基于公理模糊集与支持向量机的知识发现方法与应用研究

Approaches to Knowledge Discovery and Its Application Via Axiomatic Fuzzy Sets and Support Vector Machines

【作者】 任艳

【导师】 刘晓东;

【作者基本信息】 大连理工大学 , 控制理论与控制工程, 2011, 博士

【摘要】 公理模糊集(Axiomatic Fuzzy Sets,简称AFS)理论,是一种处理模糊信息的新语义方法,其本质是研究如何把蕴涵在训练样本、原始数据或数据库中的内在规律和模式转化到模糊集及其逻辑运算中的一种新的语义方法,现已经被应用于形式概念分析、聚类分析、模糊分类器、知识表示等方面。

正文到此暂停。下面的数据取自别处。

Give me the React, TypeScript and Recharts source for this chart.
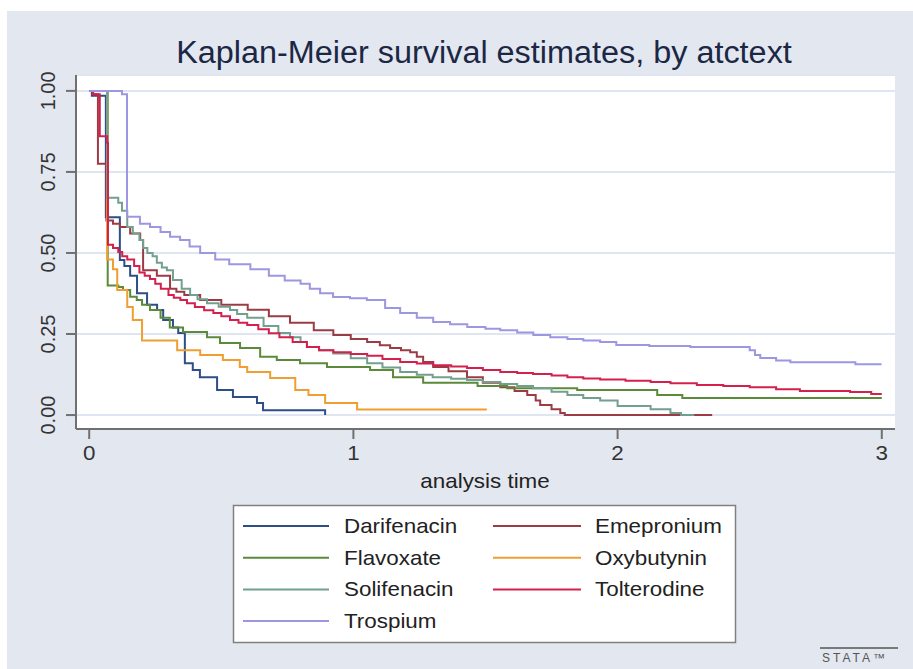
import React from 'react';
import { LineChart, Line, XAxis, YAxis, CartesianGrid } from 'recharts';

type Pt = [number, number];

const seriesNames = ['Darifenacin', 'Emepronium', 'Flavoxate', 'Oxybutynin', 'Solifenacin', 'Tolterodine', 'Trospium'];
const seriesColors = ['#2d4e86', '#9b3c44', '#5b8a3a', '#f09e32', '#73a08e', '#d4204c', '#9d96e0'];

const darifenacin: Pt[] = [[0, 1], [0.01, 0.985], [0.063, 0.61], [0.116, 0.478], [0.133, 0.46], [0.155, 0.43], [0.181, 0.376], [0.219, 0.34], [0.257, 0.324], [0.28, 0.293], [0.317, 0.27], [0.337, 0.253], [0.362, 0.16], [0.392, 0.139], [0.419, 0.117], [0.484, 0.077], [0.544, 0.056], [0.635, 0.037], [0.658, 0.015], [0.893, 0]];
const emepronium: Pt[] = [[0, 1], [0.012, 0.99], [0.033, 0.775], [0.065, 0.6], [0.09, 0.59], [0.116, 0.58], [0.155, 0.56], [0.193, 0.54], [0.204, 0.447], [0.256, 0.43], [0.306, 0.39], [0.33, 0.38], [0.36, 0.37], [0.42, 0.355], [0.5, 0.34], [0.6, 0.325], [0.68, 0.305], [0.76, 0.285], [0.85, 0.262], [0.924, 0.247], [0.99, 0.235], [1.052, 0.225], [1.1, 0.215], [1.139, 0.207], [1.18, 0.2], [1.215, 0.194], [1.24, 0.18], [1.264, 0.164], [1.302, 0.148], [1.36, 0.135], [1.43, 0.117], [1.49, 0.1], [1.556, 0.086], [1.61, 0.074], [1.658, 0.062], [1.69, 0.045], [1.707, 0.031], [1.75, 0.018], [1.783, 0.006], [1.8, 0], [2.358, 0]];
const flavoxate: Pt[] = [[0, 1], [0.07, 0.4], [0.11, 0.395], [0.128, 0.386], [0.155, 0.365], [0.18, 0.355], [0.2, 0.34], [0.23, 0.324], [0.27, 0.3], [0.305, 0.27], [0.355, 0.256], [0.446, 0.24], [0.495, 0.222], [0.571, 0.207], [0.647, 0.18], [0.71, 0.17], [0.798, 0.16], [0.9, 0.148], [1.063, 0.139], [1.15, 0.117], [1.264, 0.1], [1.47, 0.09], [1.582, 0.083], [1.847, 0.077], [2.15, 0.062], [2.245, 0.053], [3.0, 0.053]];
const oxybutynin: Pt[] = [[0, 1], [0.068, 0.48], [0.09, 0.45], [0.106, 0.386], [0.144, 0.333], [0.165, 0.293], [0.2, 0.23], [0.333, 0.2], [0.42, 0.185], [0.506, 0.17], [0.57, 0.148], [0.598, 0.133], [0.685, 0.114], [0.78, 0.077], [0.83, 0.062], [0.893, 0.037], [1.014, 0.017], [1.505, 0.017]];
const solifenacin: Pt[] = [[0, 1], [0.068, 0.67], [0.11, 0.655], [0.124, 0.63], [0.144, 0.58], [0.165, 0.56], [0.19, 0.54], [0.204, 0.515], [0.22, 0.5], [0.24, 0.49], [0.256, 0.47], [0.275, 0.455], [0.294, 0.447], [0.317, 0.417], [0.35, 0.39], [0.382, 0.37], [0.41, 0.357], [0.446, 0.345], [0.49, 0.334], [0.533, 0.324], [0.56, 0.312], [0.598, 0.3], [0.66, 0.275], [0.716, 0.253], [0.76, 0.24], [0.8, 0.225], [0.824, 0.21], [0.87, 0.2], [0.924, 0.19], [0.99, 0.175], [1.052, 0.16], [1.11, 0.147], [1.177, 0.133], [1.24, 0.124], [1.3, 0.117], [1.37, 0.112], [1.43, 0.108], [1.49, 0.102], [1.556, 0.096], [1.62, 0.09], [1.68, 0.083], [1.75, 0.072], [1.81, 0.062], [1.87, 0.053], [1.934, 0.045], [2.0, 0.028], [2.125, 0.018], [2.2, 0.006], [2.24, 0], [2.29, 0]];
const tolterodine: Pt[] = [[0, 1], [0.015, 0.99], [0.04, 0.86], [0.068, 0.84], [0.071, 0.525], [0.09, 0.515], [0.11, 0.503], [0.125, 0.49], [0.144, 0.48], [0.17, 0.46], [0.19, 0.44], [0.21, 0.43], [0.23, 0.42], [0.25, 0.405], [0.271, 0.39], [0.3, 0.37], [0.32, 0.362], [0.345, 0.355], [0.37, 0.345], [0.4, 0.333], [0.435, 0.323], [0.47, 0.315], [0.5, 0.305], [0.533, 0.293], [0.565, 0.285], [0.598, 0.278], [0.64, 0.265], [0.68, 0.252], [0.72, 0.24], [0.77, 0.225], [0.824, 0.21], [0.87, 0.2], [0.924, 0.194], [0.99, 0.188], [1.052, 0.183], [1.11, 0.173], [1.177, 0.164], [1.24, 0.159], [1.302, 0.154], [1.37, 0.15], [1.43, 0.145], [1.49, 0.139], [1.556, 0.133], [1.62, 0.13], [1.68, 0.127], [1.75, 0.122], [1.81, 0.117], [1.87, 0.113], [1.934, 0.11], [2.03, 0.106], [2.125, 0.102], [2.2, 0.098], [2.3, 0.093], [2.4, 0.09], [2.5, 0.086], [2.6, 0.08], [2.69, 0.074], [2.88, 0.071], [2.96, 0.065], [3.0, 0.065]];
const trospium: Pt[] = [[0, 1], [0.124, 0.99], [0.143, 0.612], [0.192, 0.59], [0.23, 0.58], [0.27, 0.565], [0.306, 0.55], [0.344, 0.54], [0.38, 0.52], [0.42, 0.5], [0.477, 0.48], [0.53, 0.465], [0.61, 0.45], [0.68, 0.43], [0.74, 0.415], [0.8, 0.405], [0.835, 0.39], [0.874, 0.376], [0.923, 0.364], [0.987, 0.36], [1.051, 0.355], [1.12, 0.33], [1.177, 0.315], [1.24, 0.3], [1.302, 0.287], [1.366, 0.28], [1.431, 0.272], [1.5, 0.266], [1.556, 0.262], [1.62, 0.255], [1.681, 0.247], [1.745, 0.24], [1.81, 0.235], [1.87, 0.23], [1.934, 0.225], [1.995, 0.216], [2.12, 0.213], [2.275, 0.21], [2.5, 0.2], [2.52, 0.185], [2.54, 0.176], [2.6, 0.168], [2.654, 0.163], [2.9, 0.157], [2.999, 0.157]];

const seriesData: Pt[][] = [darifenacin, emepronium, flavoxate, oxybutynin, solifenacin, tolterodine, trospium];

const xTicks = [0, 1, 2, 3];
const yTicks = [0, 0.25, 0.5, 0.75, 1];

const titleText = 'Kaplan-Meier survival estimates, by atctext';
const xLabel = 'analysis time';

const FONT = '"Liberation Sans", Arial, Helvetica, sans-serif';

const YTick = (props: any) => {
  const { y, payload } = props;
  return (
    <text transform={`translate(55,${y}) rotate(-90)`} textAnchor="middle" fontSize={20} fill="#333" fontFamily={FONT}>
      {Number(payload.value).toFixed(2)}
    </text>
  );
};

const XTick = (props: any) => {
  const { x, payload } = props;
  return (
    <text transform={`translate(${x},460) scale(1.12,1)`} textAnchor="middle" fontSize={20} fill="#333" fontFamily={FONT}>
      {payload.value}
    </text>
  );
};

const legendOrder = [0, 1, 2, 3, 4, 5, 6];

export default function App() {
  const lines = seriesData.map((arr, i) => ({
    name: seriesNames[i],
    color: seriesColors[i],
    data: arr.map(([t, s]) => ({ t, s })),
  }));

  return (
    <div style={{ position: 'absolute', left: 0, top: 0, width: 913, height: 669, background: '#ffffff', overflow: 'hidden' }}>
      <div style={{ position: 'absolute', left: 7, top: 11, width: 906, height: 658, background: '#e3e7f0' }} />
      <div style={{ position: 'absolute', left: 0, top: 0 }}>
        <LineChart width={913} height={669} margin={{ top: 75, right: 18, bottom: 190, left: 6 }}>
          <CartesianGrid vertical={false} stroke="#dfe5f1" strokeWidth={2} fill="#ffffff" />
          <XAxis
            type="number"
            dataKey="t"
            domain={[-0.05, 3.05]}
            ticks={xTicks}
            allowDataOverflow
            height={50}
            tick={<XTick />}
            tickSize={10}
            axisLine={{ stroke: '#707070', strokeWidth: 2 }}
            tickLine={{ stroke: '#707070', strokeWidth: 2 }}
          />
          <YAxis
            type="number"
            dataKey="s"
            domain={[-0.043, 1.049]}
            ticks={yTicks}
            allowDataOverflow
            width={70}
            tick={<YTick />}
            tickSize={10}
            axisLine={{ stroke: '#707070', strokeWidth: 2 }}
            tickLine={{ stroke: '#707070', strokeWidth: 2 }}
          />
          {lines.map((l) => (
            <Line
              key={l.name}
              data={l.data}
              dataKey="s"
              name={l.name}
              type="stepAfter"
              stroke={l.color}
              strokeWidth={2}
              dot={false}
              activeDot={false}
              isAnimationActive={false}
            />
          ))}
        </LineChart>
      </div>
      <svg width={913} height={669} style={{ position: 'absolute', left: 0, top: 0, pointerEvents: 'none' }}>
        <text transform="translate(484,63) scale(1.08,1.04)" textAnchor="middle" fontSize={30} fill="#1c2745" fontFamily={FONT}>
          {titleText}
        </text>
        <text transform="translate(485,488) scale(1.12,1)" textAnchor="middle" fontSize={20} fill="#222" fontFamily={FONT}>
          {xLabel}
        </text>
        <rect x={233.5} y={505.5} width={502} height={137} fill="#ffffff" stroke="#808080" strokeWidth={1.5} />
        {legendOrder.map((i, k) => {
          const col = k % 2;
          const row = Math.floor(k / 2);
          const cy = 526 + row * 31.7;
          const lx1 = col === 0 ? 243 : 493;
          const lx2 = col === 0 ? 329 : 581;
          const tx = col === 0 ? 344 : 595;
          return (
            <g key={seriesNames[i]}>
              <line x1={lx1} x2={lx2} y1={cy} y2={cy} stroke={seriesColors[i]} strokeWidth={2} />
              <text transform={`translate(${tx},${cy + 7}) scale(1.12,1)`} fontSize={20} fill="#222" fontFamily={FONT}>
                {seriesNames[i]}
              </text>
            </g>
          );
        })}
        <line x1={820} x2={898} y1={648} y2={648} stroke="#555" strokeWidth={1.5} />
        <text x={822} y={662} fontSize={12} fill="#555" fontFamily={FONT} letterSpacing={3}>
          STATA™
        </text>
      </svg>
    </div>
  );
}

支持向量机(Support Vector Machine, SVM)是基于统计学习理论提出的一种新型有监督模式识别方法。SVM较好地解决了小样本、高维数及非线性等实际问题,具有拟合精度高、选择参数少、推广能力强和全局最优等特点。SVM现已成为机器学习领域中新的研究热点。本文聚焦于应用AFS和SVM理论研究知识发现与表示领域中的热点问题。主要研究工作包括:1.本文首先应用AFS理论在无监督条件下提出了模糊特征选择、主概念选择算法,它们能够为知识发现选取出重要的特征和简单概念;然后提出了一个概念范畴化算法,该方法能够有效地将具有很高相关程度的简单概念归为一类,这在人工智能领域是一个非常重要的问题,在实际问题中,它可以对数据集进行降维,从而避免维数灾难;最后提出了样本特征描述算法,该算法能够提取出样本最主要的特征,这样的描述是非常简单的,在识别问题中,它比复杂的模糊描述更实用有效。2.通过详尽地研究AFS模糊逻辑聚类分析算法(X. D. Liu, W. Wang and T. Y. Chai. IEEE Transactions on Systems, Man, Cybernetics,2005)及其在真实数据上的实用性,发现算法中存在一些缺陷,针对这些缺陷,本文在原算法基础上提出了一个控制样本模糊描述粗糙程度的算法,增加了进一步完善聚类结果的过程,并改进了原始AFS聚类有效性指标。在公开数据集Iris上的测试结果显示了新方法的有效性。3.聚类分析是知识发现领域中的热点问题,为了评价AFS理论框架下的特征选择、主概念选择、概念范畴化和样本特征描述这四项技术的有效性,本文基于这四项技术提出了一个新的AFS模糊聚类分析算法。该算法中求每类模糊描述的新方法非常简单,每类的模糊描述仅仅是简单概念的交集。这样的描述简单,且具有很好的可解释性。同时它使得样本隶属于它所属类的程度较大,隶属于其他类的程度会非常小,甚至趋于0。这使得类与类间的边界能够尽可能的清晰。在几组UCI数据集上的聚类结果显示,该算法获得的聚类准确率是可以与FCM,κ-means等传统聚类算法的聚类结果相比较的,甚至优于这些算法的结果。实验结果进一步显示在合理的范围内选择参数,聚类结果非常稳定,即该聚类算法对于参数的选取是不敏感的。4.应用马氏距离提出了一个新颖的基于密度的聚类算法DBCAMM。该算法的创新点在于:一是替代经典基于密度聚类算法DBSCAN算法中常用的欧氏距离,该算法采用了马氏距离;二是它给出了一个有效地合并领导者和追随者的方法。此外,DBCAMM算法使用局部子类密度信息来合并子类,从而克服了DBSCAN算法中全局密度参数问题。在人工数据集上的实验结果显示了该算法的有效性。该算法和DBSCAN算法在一些典型图像上的分割结果显示出DBCAMM算法能够制造出更优秀的可视效果。5.提出了一个模糊规则极其精简的分类算法PFRAS,它首先应用SVM删除了训练集中的离群点,然后基于AFS理论找到带有明确语义解释的模糊集来描述每类。该算法还具有另外两个优点,一是该算法获得的每个规则仅仅是一些简单概念的交集,因此规则更为简单,二是不需要调整参数来优化规则。与其他方法相比,由于在PFRAS算法获得的结果中,每类对应更少的规则(对于大部分数据集,每类仅对应一条规则),因此本文提供了一个更简洁,可理解和准确的分类模型。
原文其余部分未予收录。